Trumps new Law to Reshape Student Loan Landscape, Impacting Millions

 A new federal law signed by President Donald Trump on July 4 is expected to significantly reshape the student loan system, making the next four years more challenging for borrowers.

The U.S. Department of Education announced last week it will begin cracking down on student loan borrowers starting in August, citing the need for fiscal responsibility.

“Today, the U.S. Department of Education announced it will take an additional step to bring fiscal responsibility to the federal student loan portfolio by restarting interest accrual for borrowers with loans in the illegal Saving on a Valuable Education (SAVE) Plan on August 1, 2025,” the department said in a press release.

The One Big Beautiful Bill Act phases out several existing repayment options, reducing the number of available federal student loan repayment plans from seven to two. Affected programs include SAVE, Pay As You Earn (PAYE), Income-Based Repayment (IBR) and Income-Contingent Repayment (ICR).

Borrowers enrolled in these plans will have until July 1, 2028, to switch to a new option. The department urged borrowers to make repayment decisions soon, as the changes will begin taking effect this summer.

Interest on loans held by approximately 7.7 million borrowers in the SAVE plan will resume on Aug. 1.

According to the Education Data Initiative, Americans collectively owe more than $1.77 trillion in student loan debt. The Biden administration had previously paused interest accrual and expanded repayment options in an effort to ease the burden on borrowers, particularly during the pandemic.

Earlier this year, CNBC reported that about 42 million Americans hold federal student loans. Of those, roughly 5.3 million are in default, and another 4 million are more than 90 days past due, according to Department of Education data. TransUnion reported that one in five borrowers were over 90 days late on payments as of February.

The new legislation also imposes borrowing caps set to take effect July 1, 2026. Parent PLUS loans  federal loans for parents of dependent undergraduate students will be capped at $20,000 per year, with a lifetime maximum of $65,000. Currently, parents can borrow up to the full cost of attendance minus any student aid.

Additionally, Grad PLUS loans  which are available to graduate and professional students  will be eliminated for new applicants starting in July 2026. Existing borrowers will be grandfathered in and may continue using the loans.

Graduate students seeking federal financial aid will instead need to rely on Direct Unsubsidized Loans.

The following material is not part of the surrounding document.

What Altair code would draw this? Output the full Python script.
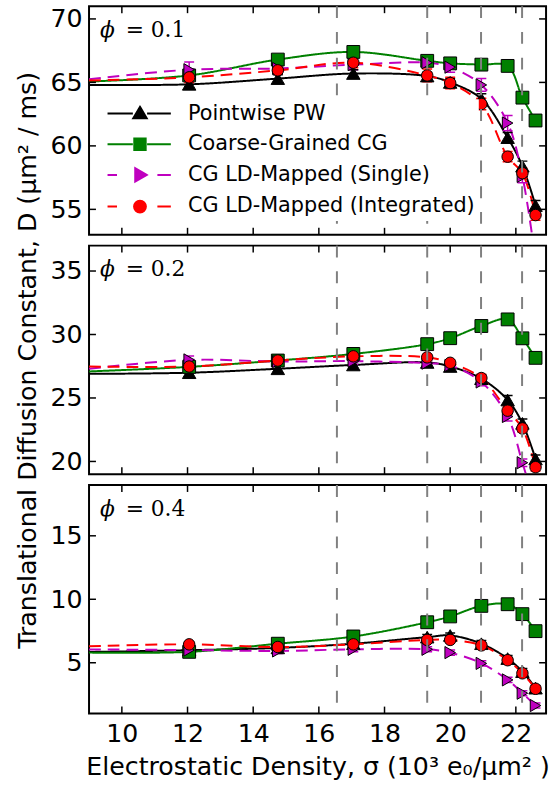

Professional degree seekers  such as law or medical students will face an annual borrowing limit of $50,000 and a lifetime cap of $200,000. For those pursuing advanced degrees in nonprofessional fields, such as history or philosophy, the annual borrowing limit will be $20,500, with a lifetime cap of $100,000.

Incoming college students and their families are advised to take these changes into account when planning how to finance their education in the coming years.